[Given information]
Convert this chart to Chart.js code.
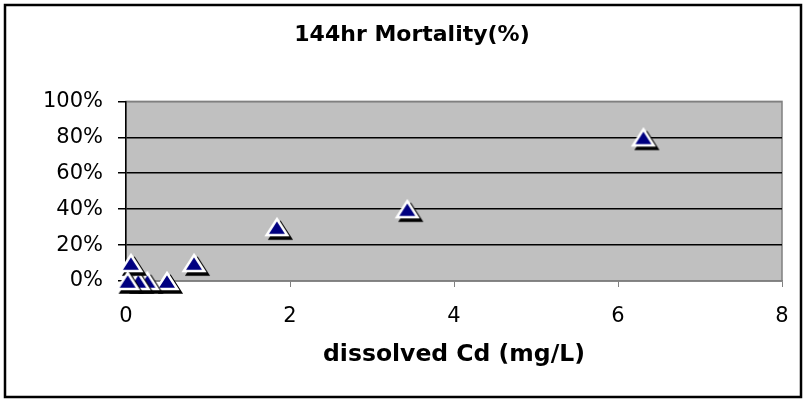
<!DOCTYPE html>
<html>
<head>
<meta charset="utf-8">
<script src="https://cdn.jsdelivr.net/npm/chart.js@4/dist/chart.umd.min.js"></script>
<style>
  body { margin: 0; background: #fff; }
  canvas { display: block; }
</style>
</head>
<body>
<canvas id="myChart" width="809" height="400"></canvas>
<script>
// dissolved Cd (mg/L) vs 144hr mortality (%)
var concentration = [6.31, 3.43, 1.84, 0.83, 0.50, 0.26, 0.15, 0.06, 0.02];
var mortality = [80, 40, 30, 10, 0, 0, 0, 10, 0];
var yTicks = [0, 20, 40, 60, 80, 100];
var xTicks = [0, 2, 4, 6, 8];

var points = [];
for (var i = 0; i < concentration.length; i++) {
  points.push({ x: concentration[i], y: mortality[i] });
}

// excel style triangle marker: navy, white edge, black drop shadow
function makeMarker() {
  var c = document.createElement('canvas');
  c.width = 38;
  c.height = 36;
  var m = c.getContext('2d');
  var cx = 19, cy = 18, hw = 10.3, hh = 8, sh = 3.5;
  function tri(dx, dy) {
    m.beginPath();
    m.moveTo(cx + dx, cy - hh + dy);
    m.lineTo(cx + hw + dx, cy + hh + dy);
    m.lineTo(cx - hw + dx, cy + hh + dy);
    m.closePath();
  }
  tri(sh, sh);
  m.fillStyle = '#000';
  m.strokeStyle = '#000';
  m.lineWidth = 2.5;
  m.fill();
  m.stroke();
  tri(0, 0);
  m.fillStyle = '#000080';
  m.strokeStyle = '#fff';
  m.fill();
  m.stroke();
  return c;
}

// gray plot area + outer frame
var frame = {
  id: 'frame',
  beforeDraw: function(chart) {
    var ctx = chart.ctx;
    var a = chart.chartArea;
    ctx.save();
    ctx.fillStyle = '#fff';
    ctx.fillRect(0, 0, chart.width, chart.height);
    ctx.fillStyle = '#c0c0c0';
    ctx.fillRect(a.left, a.top, a.right - a.left, a.bottom - a.top);
    ctx.strokeStyle = '#808080';
    ctx.lineWidth = 1.5;
    ctx.strokeRect(a.left, a.top, a.right - a.left, a.bottom - a.top);
    ctx.strokeStyle = '#000';
    ctx.lineWidth = 2.5;
    ctx.strokeRect(5, 5, 796, 392);
    ctx.restore();
  }
};

var ctx = document.getElementById('myChart');
var chart = new Chart(ctx, {
  type: 'scatter',
  data: {
    datasets: [{
      label: '144hr Mortality(%)',
      data: points,
      clip: false,
      pointStyle: makeMarker(),
      pointRadius: 10,
      pointHoverRadius: 10
    }]
  },
  options: {
    responsive: false,
    animation: false,
    layout: { padding: { left: 42, right: 27, top: 6, bottom: 8 } },
    plugins: {
      legend: { display: false },
      tooltip: { enabled: false },
      title: {
        display: true,
        text: '144hr Mortality(%)',
        color: '#000',
        font: { family: 'DejaVu Sans', size: 22, weight: 'bold' },
        padding: { top: 16, bottom: 53 }
      }
    },
    scales: {
      x: {
        type: 'linear',
        min: 0,
        max: 8,
        afterBuildTicks: function(axis) {
          axis.ticks = xTicks.map(function(v) { return { value: v }; });
        },
        afterFit: function(axis) { axis.height = 111; },
        grid: { drawOnChartArea: false, drawTicks: true, tickLength: 6, tickColor: '#808080' },
        border: { color: '#808080', width: 1.5 },
        ticks: {
          color: '#000',
          padding: 17,
          font: { family: 'DejaVu Sans', size: 21 }
        },
        title: {
          display: true,
          text: 'dissolved Cd (mg/L)',
          color: '#000',
          font: { family: 'DejaVu Sans', size: 23.5, weight: 'bold' },
          padding: { top: 0, bottom: 23 }
        }
      },
      y: {
        min: 0,
        max: 100,
        afterBuildTicks: function(axis) {
          axis.ticks = yTicks.map(function(v) { return { value: v }; });
        },
        afterFit: function(axis) { axis.width = 84; },
        grid: {
          color: function(c) { return (c.tick && (c.tick.value === 100 || c.tick.value === 0)) ? '#808080' : '#000'; },
          lineWidth: 1.5,
          tickLength: 8,
          tickColor: '#000'
        },
        border: { color: '#000', width: 1.5 },
        ticks: {
          color: '#000',
          padding: 15,
          font: { family: 'DejaVu Sans', size: 21 },
          callback: function(v) { return v + '%'; }
        }
      }
    }
  },
  plugins: [frame]
});
</script>
</body>
</html>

[Written request]
Copy out every line of the material above exactly, skipping the pictures.

[Task solution]
Convert this chart to Chart.js code.
<!DOCTYPE html>
<html>
<head>
<meta charset="utf-8">
<script src="https://cdn.jsdelivr.net/npm/chart.js@4/dist/chart.umd.min.js"></script>
<style>
  body { margin: 0; background: #fff; }
  canvas { display: block; }
</style>
</head>
<body>
<canvas id="myChart" width="809" height="400"></canvas>
<script>
// dissolved Cd (mg/L) vs 144hr mortality (%)
var concentration = [6.31, 3.43, 1.84, 0.83, 0.50, 0.26, 0.15, 0.06, 0.02];
var mortality = [80, 40, 30, 10, 0, 0, 0, 10, 0];
var yTicks = [0, 20, 40, 60, 80, 100];
var xTicks = [0, 2, 4, 6, 8];

var points = [];
for (var i = 0; i < concentration.length; i++) {
  points.push({ x: concentration[i], y: mortality[i] });
}

// excel style triangle marker: navy, white edge, black drop shadow
function makeMarker() {
  var c = document.createElement('canvas');
  c.width = 38;
  c.height = 36;
  var m = c.getContext('2d');
  var cx = 19, cy = 18, hw = 10.3, hh = 8, sh = 3.5;
  function tri(dx, dy) {
    m.beginPath();
    m.moveTo(cx + dx, cy - hh + dy);
    m.lineTo(cx + hw + dx, cy + hh + dy);
    m.lineTo(cx - hw + dx, cy + hh + dy);
    m.closePath();
  }
  tri(sh, sh);
  m.fillStyle = '#000';
  m.strokeStyle = '#000';
  m.lineWidth = 2.5;
  m.fill();
  m.stroke();
  tri(0, 0);
  m.fillStyle = '#000080';
  m.strokeStyle = '#fff';
  m.fill();
  m.stroke();
  return c;
}

// gray plot area + outer frame
var frame = {
  id: 'frame',
  beforeDraw: function(chart) {
    var ctx = chart.ctx;
    var a = chart.chartArea;
    ctx.save();
    ctx.fillStyle = '#fff';
    ctx.fillRect(0, 0, chart.width, chart.height);
    ctx.fillStyle = '#c0c0c0';
    ctx.fillRect(a.left, a.top, a.right - a.left, a.bottom - a.top);
    ctx.strokeStyle = '#808080';
    ctx.lineWidth = 1.5;
    ctx.strokeRect(a.left, a.top, a.right - a.left, a.bottom - a.top);
    ctx.strokeStyle = '#000';
    ctx.lineWidth = 2.5;
    ctx.strokeRect(5, 5, 796, 392);
    ctx.restore();
  }
};

var ctx = document.getElementById('myChart');
var chart = new Chart(ctx, {
  type: 'scatter',
  data: {
    datasets: [{
      label: '144hr Mortality(%)',
      data: points,
      clip: false,
      pointStyle: makeMarker(),
      pointRadius: 10,
      pointHoverRadius: 10
    }]
  },
  options: {
    responsive: false,
    animation: false,
    layout: { padding: { left: 42, right: 27, top: 6, bottom: 8 } },
    plugins: {
      legend: { display: false },
      tooltip: { enabled: false },
      title: {
        display: true,
        text: '144hr Mortality(%)',
        color: '#000',
        font: { family: 'DejaVu Sans', size: 22, weight: 'bold' },
        padding: { top: 16, bottom: 53 }
      }
    },
    scales: {
      x: {
        type: 'linear',
        min: 0,
        max: 8,
        afterBuildTicks: function(axis) {
          axis.ticks = xTicks.map(function(v) { return { value: v }; });
        },
        afterFit: function(axis) { axis.height = 111; },
        grid: { drawOnChartArea: false, drawTicks: true, tickLength: 6, tickColor: '#808080' },
        border: { color: '#808080', width: 1.5 },
        ticks: {
          color: '#000',
          padding: 17,
          font: { family: 'DejaVu Sans', size: 21 }
        },
        title: {
          display: true,
          text: 'dissolved Cd (mg/L)',
          color: '#000',
          font: { family: 'DejaVu Sans', size: 23.5, weight: 'bold' },
          padding: { top: 0, bottom: 23 }
        }
      },
      y: {
        min: 0,
        max: 100,
        afterBuildTicks: function(axis) {
          axis.ticks = yTicks.map(function(v) { return { value: v }; });
        },
        afterFit: function(axis) { axis.width = 84; },
        grid: {
          color: function(c) { return (c.tick && (c.tick.value === 100 || c.tick.value === 0)) ? '#808080' : '#000'; },
          lineWidth: 1.5,
          tickLength: 8,
          tickColor: '#000'
        },
        border: { color: '#000', width: 1.5 },
        ticks: {
          color: '#000',
          padding: 15,
          font: { family: 'DejaVu Sans', size: 21 },
          callback: function(v) { return v + '%'; }
        }
      }
    }
  },
  plugins: [frame]
});
</script>
</body>
</html>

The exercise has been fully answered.